The "Bust" babies from the great depression had learned one thing very well. Their parents got into trouble financially and they often went without eating. They resolved themselves to not allow this to happen to them. The hard lessons from the depression were still in the forefront of everyone's mind as the "Baby boomers" were born after the return of soldiers from World war two. A time of terrible inflation and a broken economy had begin to evolve into a peaceful time of mild affluence that had come to the land and everyone it seemed was doing better. The "boomers" however were devoted to their "Quest" which defined, related to getting all the money that they could as they remembered their childhood in which they did not have much more than an old tire swinging out of the tree in the front yard. During World War II, women had jobs for the first time and were determined to hang onto the money come hell or high water. The result is that you had both parents working and not only working but sometimes working two jobs or overtime and long weekends. As the economy grew the economic system adjusted to this new condition and milked the extra income from the couples so that what was begun in an effort to gain personal wealth was converted to both couples having to work to survive. Their "Quest" had simply evolved into simple greed and their offspring were incredibly troubled because the time that parents had historically spent to guide and share love with their children was ignored. The children were tossed to their own fate as the only frame of reference that they had was the hate for their parents, their parents culture and the hard lessons learned while they were fenced up with other children much like cattle in a corral.
That brings us up to the resolutions of the current generation or "Generation X". They only resolve to make no commitments but live their lives in absolute rejection of all the cultural identity of their parents and in so doing rejecting the God of their forefathers. They will live out their lives doing only two things. Searching out personal gratification at the expense of everyone else and reaching for a humanistic society or Utopia that can never be because they are not builders of civilization but destroyers. They have no historical perspective nor do they want any. They are responsible for rewriting history and distorting the truth and substituting gossip. I only wonder what will be the "Quest" of their children.....
If you are offended by this observation please understand that my perspective allows for exceptions to the rule and you maybe a shining example in your generation. This is just a general assessment of the world that I see told as honestly as I am able.
This brings me to how all this comes together to relate to treasure hunting. Pardon the digression but I had to put this century into perspective. We all have heard that research is the key to treasure, and yes it is. It is funny however that the historical research is like the pretty stones that I talked about previously and change who we are to some degree.
The key to this article is that we all lead pretty mundane lives without the wider perspective of understanding our place in history and our forefather's culture. We fail to understand the finer appreciation of all those who have lived before us and learn from the past instead of rejecting it. It is a shame that the younger people have scorned all those who did not have all the electronic tinker toys and creature comforts that they are able to enjoy.
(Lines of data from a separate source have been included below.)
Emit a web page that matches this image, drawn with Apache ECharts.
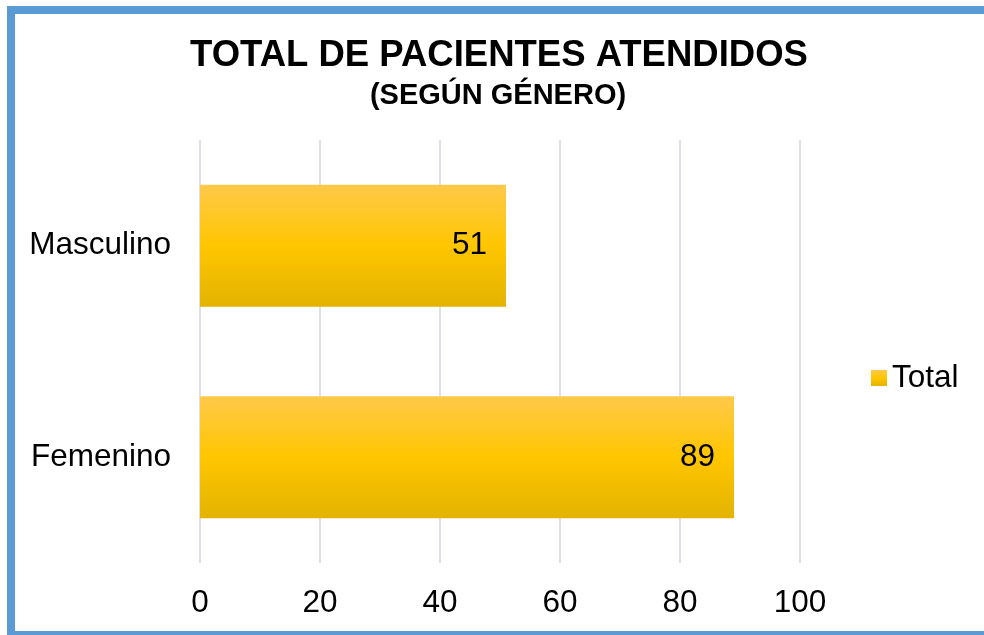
<!DOCTYPE html>
<html>
<head>
<meta charset="utf-8">
<script src="https://cdn.jsdelivr.net/npm/echarts@6/dist/echarts.min.js"></script>
<style>
  html, body { margin: 0; padding: 0; background: #fff; }
  #chart { width: 984px; height: 635px; }
</style>
</head>
<body>
<div id="chart"></div>
<script>
const categories = ['Masculino', 'Femenino'];
const totals = [51, 89];
const seriesName = 'Total';
const titleText = 'TOTAL DE PACIENTES ATENDIDOS';
const subtitleText = '(SEGÚN GÉNERO)';

const chartDom = document.getElementById('chart');
const myChart = echarts.init(chartDom);
const font = '"Liberation Sans", Arial, sans-serif';

// yellow bar fill, light on top and darker at the bottom
const barFill = new echarts.graphic.LinearGradient(0, 0, 0, 1, [
    {offset: 0, color: '#FFC94A'},
    {offset: 0.5, color: '#FFC600'},
    {offset: 1, color: '#E3B300'}
]);

const option = {
    animation: false,
    backgroundColor: '#fff',
    title: [
        {
            text: titleText,
            left: 494,
            top: 32,
            textAlign: 'center',
            textStyle: {fontFamily: font, fontSize: 36.5, fontWeight: 'bold', color: '#000'}
        },
        {
            text: subtitleText,
            left: 493,
            top: 76,
            textAlign: 'center',
            textStyle: {fontFamily: font, fontSize: 29, fontWeight: 'bold', color: '#000'}
        }
    ],
    legend: {
        orient: 'vertical',
        left: 866,
        top: 357,
        itemWidth: 16,
        itemHeight: 16,
        icon: 'rect',
        textStyle: {fontFamily: font, fontSize: 31.5, color: '#000'},
        data: [seriesName]
    },
    grid: {left: 200, right: 184, top: 140, bottom: 72, containLabel: false},
    xAxis: {
        type: 'value',
        min: 0,
        max: 100,
        interval: 20,
        axisLine: {show: false},
        axisTick: {show: false},
        splitLine: {lineStyle: {color: '#DCE1E8', width: 2}},
        axisLabel: {margin: 24, fontFamily: font, fontSize: 31.5, color: '#000'}
    },
    yAxis: {
        type: 'category',
        inverse: true,
        data: categories,
        axisLine: {show: false},
        axisTick: {show: false},
        axisLabel: {margin: 29, fontFamily: font, fontSize: 31.5, color: '#000'}
    },
    series: [
        {
            name: seriesName,
            type: 'bar',
            data: totals,
            barWidth: 122,
            itemStyle: {color: barFill},
            label: {
                show: true,
                position: 'insideRight',
                distance: 19,
                fontFamily: font,
                fontSize: 31.5,
                color: '#000'
            }
        }
    ],
    graphic: [
        {
            type: 'rect',
            silent: true,
            shape: {x: 11, y: 10, width: 1000, height: 625},
            style: {fill: 'none', stroke: '#5B9BD5', lineWidth: 8}
        }
    ]
};

myChart.setOption(option);
</script>
</body>
</html>
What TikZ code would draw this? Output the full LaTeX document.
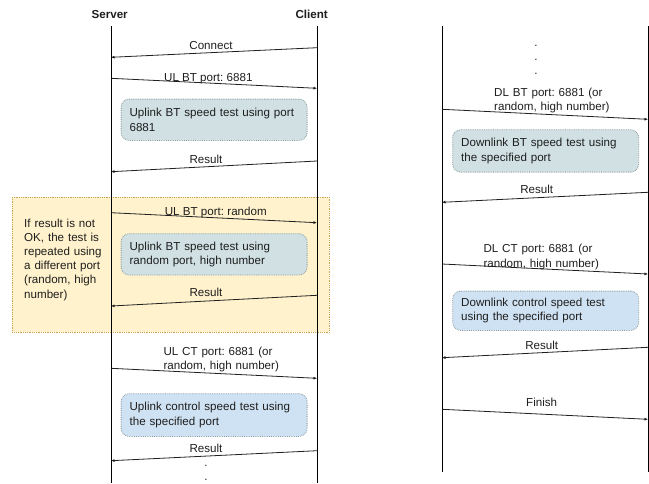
\documentclass[tikz,border=0pt]{standalone}
\usepackage{fontspec}
\setmainfont{Liberation Sans}
\usetikzlibrary{arrows.meta}
\frenchspacing
\definecolor{txt}{HTML}{1E1E1E}
\definecolor{linec}{HTML}{202020}
\definecolor{boxgrey}{HTML}{D0E0E3}
\definecolor{boxblue}{HTML}{CFE2F3}
\definecolor{boxedge}{HTML}{8A9A9E}
\definecolor{retryfill}{HTML}{FFF2CC}
\definecolor{retryedge}{HTML}{C8A24E}
\begin{document}
\begin{tikzpicture}[x=1pt,y=-1pt,
  every node/.style={inner sep=0pt, font=\fontsize{11.6}{14.2}\selectfont\frenchspacing, text=txt},
  head/.style={anchor=base, font=\fontsize{11.6}{14.2}\selectfont\bfseries},
  life/.style={line width=1pt, draw=black},
  msg/.style={line width=0.8pt, draw=linec, -{Latex[length=3.5pt,width=3pt]}},
  lbl/.style={anchor=base},
  mlbl/.style={anchor=base west, align=left, text width=135pt},
  testbox/.style={draw=boxedge, densely dotted, line width=0.8pt, rounded corners=8pt,
    anchor=north west, minimum width=186pt, minimum height=41.3pt,
    inner xsep=8.5pt, text width=169pt, align=left},
]
\useasboundingbox (0,0) rectangle (649,483);

% retry region
\node[draw=retryedge, densely dotted, line width=0.8pt, fill=retryfill, anchor=north west,
  minimum width=317pt, minimum height=135pt] (retry) at (12,197) {};
\node[mlbl, text width=85pt] (retrytxt) at (24,227) {If result is not\\OK, the test is\\repeated using\\a different port\\(random, high\\number)};

% lifelines
\coordinate (S0) at (111,26); \coordinate (S1) at (111,483);
\coordinate (C0) at (317,26); \coordinate (C1) at (317,483);
\coordinate (L0) at (442,26); \coordinate (L1) at (442,471.7);
\coordinate (R0) at (648,26); \coordinate (R1) at (648,471.7);
\draw[life] (S0) -- (S1);
\draw[life] (C0) -- (C1);
\draw[life] (L0) -- (L1);
\draw[life] (R0) -- (R1);

\node[head] (server) at (109.7,18.5) {Server};
\node[head] (client) at (311.7,18.5) {Client};

% Connect
\coordinate (m1a) at (317,47.7); \coordinate (m1b) at (111,57.3);
\draw[msg] (m1a) -- (m1b);
\node[lbl] (l1) at (211,49) {Connect};

% UL BT port 6881
\coordinate (m2a) at (111,78.3); \coordinate (m2b) at (317,88.3);
\draw[msg] (m2a) -- (m2b);
\node[lbl] (l2) at (208.3,81) {UL BT port: 6881};

\node[testbox, fill=boxgrey] (t1) at (120.7,98.7) {Uplink BT speed test using port\\6881};

% Result 1
\coordinate (m3a) at (317,161); \coordinate (m3b) at (111,171.7);
\draw[msg] (m3a) -- (m3b);
\node[lbl] (l3) at (206,163.3) {Result};

% UL BT random
\coordinate (m4a) at (111,212.7); \coordinate (m4b) at (317,222.7);
\draw[msg] (m4a) -- (m4b);
\node[lbl] (l4) at (215.8,215) {UL BT port: random};

\node[testbox, fill=boxgrey] (t2) at (120.7,233.3) {Uplink BT speed test using\\random port, high number};

% Result 2
\coordinate (m5a) at (317,295.3); \coordinate (m5b) at (111,306);
\draw[msg] (m5a) -- (m5b);
\node[lbl] (l5) at (206,296.7) {Result};

% UL CT
\coordinate (m6a) at (111,368.3); \coordinate (m6b) at (317,378.3);
\draw[msg] (m6a) -- (m6b);
\node[mlbl] (l6) at (163.3,355.2) {UL CT port: 6881 (or\\random, high number)};

\node[testbox, fill=boxblue, minimum height=42.7pt] (t3) at (120.7,393.3) {Uplink control speed test using\\the specified port};

% Result 3
\coordinate (m7a) at (317,450.7); \coordinate (m7b) at (111,460.7);
\draw[msg] (m7a) -- (m7b);
\node[lbl] (l7) at (206,452.3) {Result};
\node[lbl] (dl1) at (206,466) {.};
\node[lbl] (dl2) at (206,480) {.};

% right side
\node[lbl] (dr1) at (536,46.5) {.};
\node[lbl] (dr2) at (536,60.7) {.};
\node[lbl] (dr3) at (536,74.9) {.};

% DL BT
\coordinate (m8a) at (442,109.3); \coordinate (m8b) at (648,119.3);
\draw[msg] (m8a) -- (m8b);
\node[mlbl] (l8) at (494,96.2) {DL BT port: 6881 (or\\random, high number)};

\node[testbox, fill=boxgrey, minimum height=42.4pt] (t4) at (452.3,129.3) {Downlink BT speed test using\\the specified port};

% Result 4
\coordinate (m9a) at (648,192.3); \coordinate (m9b) at (442,202.3);
\draw[msg] (m9a) -- (m9b);
\node[lbl] (l9) at (536.7,193.3) {Result};

% DL CT
\coordinate (m10a) at (442,264); \coordinate (m10b) at (648,274);
\draw[msg] (m10a) -- (m10b);
\node[mlbl] (l10) at (483.3,252.8) {DL CT port: 6881 (or\\random, high number)};

\node[testbox, fill=boxblue, minimum height=39.3pt] (t5) at (452.3,290.7) {Downlink control speed test\\using the specified port};

% Result 5
\coordinate (m11a) at (648,347.3); \coordinate (m11b) at (442,357.7);
\draw[msg] (m11a) -- (m11b);
\node[lbl] (l11) at (541.7,349.3) {Result};

% Finish
\coordinate (m12a) at (442,409.3); \coordinate (m12b) at (648,419.3);
\draw[msg] (m12a) -- (m12b);
\node[lbl] (l12) at (541.7,406) {Finish};
\end{tikzpicture}
\end{document}
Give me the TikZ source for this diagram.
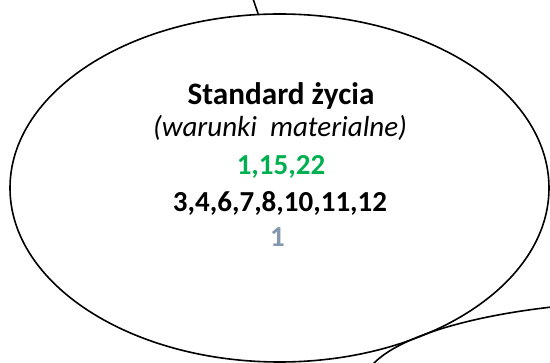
\documentclass[tikz,border=0pt]{standalone}
\usepackage{fontspec}
\setmainfont{Carlito}
\usetikzlibrary{shapes.geometric}
\definecolor{txtgreen}{RGB}{0,176,80}
\definecolor{txtgray}{RGB}{132,151,176}
\tikzset{
  bubble/.style={draw=black, line width=1.6pt, ellipse, inner sep=0pt},
  linetext/.style={anchor=base, inner sep=0pt, font=\fontsize{29}{29}\selectfont},
  conn/.style={draw=black, line width=1.6pt}
}
\begin{document}
\begin{tikzpicture}[x=1pt,y=-1pt]
\useasboundingbox (0,0) rectangle (550,363);
\clip (0,0) rectangle (550,363);
\node[bubble, minimum width=600pt, minimum height=170pt] (other) at (663,386) {};
\node[bubble, minimum width=539pt, minimum height=348pt] (big) at (279.5,188) {};
\coordinate (top) at (250,-10);
\draw[conn] (top) -- (big.97.7);
\node[linetext, font=\bfseries\fontsize{31.2}{31}\selectfont] (title) at (281,104.5) {Standard życia};
\node[linetext, font=\itshape\fontsize{29}{29}\selectfont] (sub) at (280,137) {(warunki\ \ materialne)};
\node[linetext, font=\bfseries\fontsize{29}{29}\selectfont, text=txtgreen] (green) at (281,175) {1,15,22};
\node[linetext, font=\bfseries\fontsize{29}{29}\selectfont] (black) at (280,212) {3,4,6,7,8,10,11,12};
\node[linetext, font=\bfseries\fontsize{29}{29}\selectfont, text=txtgray] (gray) at (277.5,247) {1};
\end{tikzpicture}
\end{document}
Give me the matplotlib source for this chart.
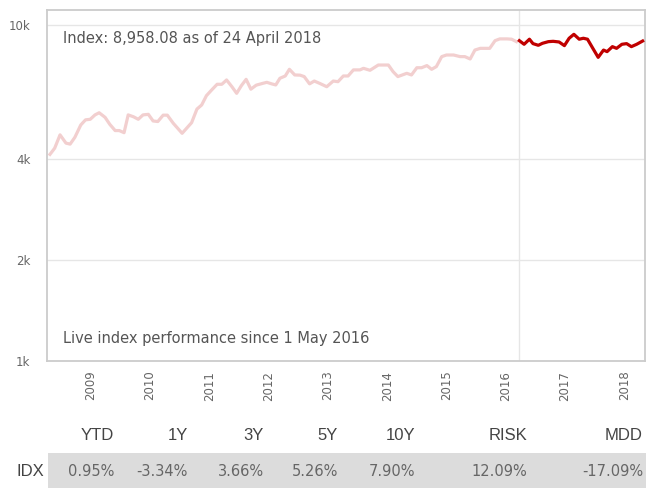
import matplotlib
matplotlib.use("Agg")
import matplotlib.pyplot as plt
from matplotlib.patches import Rectangle
from matplotlib.ticker import FixedLocator, NullLocator

# back-tested history (decimal year, index level)
hist_t = [2008.31, 2008.39, 2008.48, 2008.58, 2008.65, 2008.73, 2008.83, 2008.91, 2008.99,
          2009.07, 2009.14, 2009.24, 2009.32, 2009.41, 2009.48, 2009.56, 2009.63, 2009.72,
          2009.80, 2009.88, 2009.97, 2010.05, 2010.13, 2010.22, 2010.29, 2010.39, 2010.54,
          2010.70, 2010.79, 2010.87, 2010.95, 2011.04, 2011.13, 2011.21, 2011.29, 2011.38,
          2011.46, 2011.54, 2011.62, 2011.70, 2011.79, 2011.91, 2011.97, 2012.05, 2012.12,
          2012.19, 2012.28, 2012.35, 2012.44, 2012.53, 2012.60, 2012.69, 2012.77, 2012.87,
          2012.98, 2013.09, 2013.17, 2013.26, 2013.34, 2013.43, 2013.54, 2013.60, 2013.71,
          2013.85, 2014.02, 2014.10, 2014.18, 2014.33, 2014.41, 2014.50, 2014.58, 2014.67,
          2014.75, 2014.83, 2014.92, 2015.00, 2015.12, 2015.23, 2015.31, 2015.40, 2015.48,
          2015.57, 2015.73, 2015.82, 2015.90, 2016.02, 2016.10, 2016.18]
hist_v = [4120, 4300, 4710, 4450, 4420, 4630, 5040, 5220, 5240,
          5400, 5480, 5310, 5060, 4850, 4850, 4780, 5400, 5330,
          5240, 5400, 5420, 5180, 5160, 5390, 5390, 5100, 4760,
          5120, 5620, 5780, 6160, 6410, 6660, 6660, 6860, 6550,
          6260, 6600, 6890, 6440, 6620, 6710, 6750, 6680, 6630,
          6940, 7050, 7380, 7100, 7090, 7020, 6680, 6810, 6690,
          6550, 6810, 6780, 7050, 7050, 7350, 7350, 7430, 7330,
          7600, 7600, 7260, 7020, 7180, 7100, 7460, 7460, 7570,
          7380, 7520, 8050, 8140, 8140, 8050, 8050, 7920, 8420,
          8520, 8520, 8980, 9090, 9090, 9070, 8920]

# live performance
live_t = [2016.23, 2016.31, 2016.40, 2016.46, 2016.55, 2016.62, 2016.72, 2016.80, 2016.90,
          2016.99, 2017.07, 2017.15, 2017.24, 2017.31, 2017.38, 2017.47, 2017.56, 2017.65,
          2017.71, 2017.80, 2017.87, 2017.96, 2018.04, 2018.12, 2018.21, 2018.31]
live_v = [8980, 8760, 9070, 8800, 8700, 8820, 8920, 8940, 8900,
          8680, 9130, 9380, 9070, 9130, 9070, 8520, 8010, 8420,
          8330, 8620, 8520, 8760, 8800, 8620, 8760, 8958.08]
live_start = 2016.22

years = list(range(2009, 2019))
y_ticks = [1000, 2000, 4000, 10000]
y_labels = ["1k", "2k", "4k", "10k"]

stat_names = ["YTD", "1Y", "3Y", "5Y", "10Y", "RISK", "MDD"]
stat_values = ["0.95%", "-3.34%", "3.66%", "5.26%", "7.90%", "12.09%", "-17.09%"]

W, H = 654, 488
fig = plt.figure(figsize=(W / 100, H / 100), dpi=100)
ax = fig.add_axes([47 / W, 1 - 361 / H, 598 / W, 351 / H])

ax.plot(hist_t, hist_v, color="#f2cfcf", lw=2.3, solid_joinstyle="round", zorder=3)
ax.plot(live_t, live_v, color="#c00000", lw=2.3, solid_joinstyle="round", zorder=4)
ax.axvline(live_start, color="#e6e6e6", lw=1, zorder=1)

ax.set_yscale("log")
ax.set_ylim(1000, 11080)
ax.set_xlim(2008.26, 2018.35)

ax.yaxis.set_major_locator(FixedLocator(y_ticks))
ax.yaxis.set_minor_locator(NullLocator())
ax.set_yticklabels(y_labels)
ax.set_xticks(years)
ax.set_xticklabels([str(y) for y in years], rotation=90, va="top")
ax.tick_params(axis="y", length=0, pad=12, labelsize=8.5, labelcolor="#666666")
ax.tick_params(axis="x", length=0, pad=7, labelsize=8.5, labelcolor="#666666")
for lbl in ax.get_yticklabels():
    lbl.set_horizontalalignment("right")

ax.grid(axis="y", color="#e6e6e6", lw=1)
ax.set_axisbelow(True)
for side in ax.spines.values():
    side.set_color("#cccccc")
    side.set_linewidth(1.3)

# annotations inside the plot area (pixel offsets from the axes corner)
ax.text((63 - 47) / 598, 1 - (38 - 10) / 351, f"Index: {live_v[-1]:,.2f} as of 24 April 2018",
        transform=ax.transAxes, fontsize=10.5, color="#555555", va="center")
ax.text((63 - 47) / 598, 1 - (339 - 10) / 351, "Live index performance since 1 May 2016",
        transform=ax.transAxes, fontsize=10.5, color="#555555", va="center")

# summary table under the chart
fig.patches.append(Rectangle((48 / W, 0), 598 / W, 35 / H, transform=fig.transFigure,
                             facecolor="#dcdcdc", edgecolor="none"))
col_right = [114, 188, 264, 338, 415, 527, 643]
for name, val, xr in zip(stat_names, stat_values, col_right):
    fig.text(xr / W, 1 - 435 / H, name, family="Liberation Sans", fontsize=12,
             color="#444444", ha="right", va="center")
    fig.text(xr / W, 1 - 472 / H, val, fontsize=10.5, color="#666666",
             ha="right", va="center")
fig.text(16 / W, 1 - 472 / H, "IDX", family="Liberation Sans", fontsize=12,
         color="#444444", ha="left", va="center")

fig.savefig("out.png", dpi=100)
Their forefathers never knew anything about flying, driving, or surfing the internet, but nevertheless their world was often rich in ways that we have lost. The early residents of the this country had old fashioned courage that may not be found in young people today. They would set out in a rugged wagon with their family and move through the unknown country filled with hostile natives to an uncertain future where they hoped to carve out a life from the wilderness and far from the home of their youth.
Those who survived to see primitive communities form from the widespread settlers saw also that there was need for more than life had provided. They needed social contacts and music and dance to build their social community and expand their lives. This was the beginning of our culture for many of us and it wasn't bad. It was a positive experience necessary to sew the community together in activities and marriages so that the culture was formed to build our lives and lift us to a higher level of life than mere existence alone. They developed sharing as a community standard and would help new families to build their barns and homes. Clothing became important and it was good to see people move up from the tattered work clothes that they were used to. Their music was altogether positive as were their attitudes which pulled the community together as a large family. The culture became part of their identities and contained historic perspectives of the earlier experiences which enriched everyone's lives and the pride of their hard won place in this life. They were the pillars of our civilization and self sacrificing builders with a commitment to the future. Culture is important. Those who throw it off so easily have discarded something that was meant to enrich them as they take on the lowest common denominator that they all share. They need money, sex, and desire power as they draw their identity from the images that play on the television, movies, and the images that are shaped by the music. They have become enslaved without knowing it to an identity which is a trap and do not grow and expand. They are dysfunctional as components of civilization and are often overheard saying "Don't get mad, get even"!
We research history in order to locate the small treasures that we seek but when we have become accomplished in this task something touches us from the time before and we feel something stir down deep inside us as we read the old Civil war diary's that the soldiers wrote. We feel what they felt in their daily experience and we can understand what it would have felt like to march openly across a field that would be filled with flying projectiles marked for their death. We realize that their experiences were deep and not quite as shallow as our own futile treadmill. They had deep feelings that they were willing to commit their very lives to. Deep feelings today are more self centered as people flee commitment and absolute truths and they run to lives of no commitment and flexible truths where they can adjust to any situation by reshaping the truth into something less. They loose all that separates man from animal when they do and we were meant for much, much more!
Learn from the past. Go back to the early biographies and first person stories of our past to sweep away the cobwebs of entrapment and begin to bridge the time until you too change as you study the lives of our ancestors. It will help you to locate the great spots to treasure hunt as you recall the diary of a person over a century before that spent time down by your river. You can go there and feel as though you were him as you see the area for the first time perhaps. You can study the lives of the founders of this country and perhaps you will find treasures that you were not even looking for! These feelings are good for us and they broaden our lives as they expand our perspectives. They open our eyes to see life on a wide expanse in which we can experience the shared memories with our brave forefathers.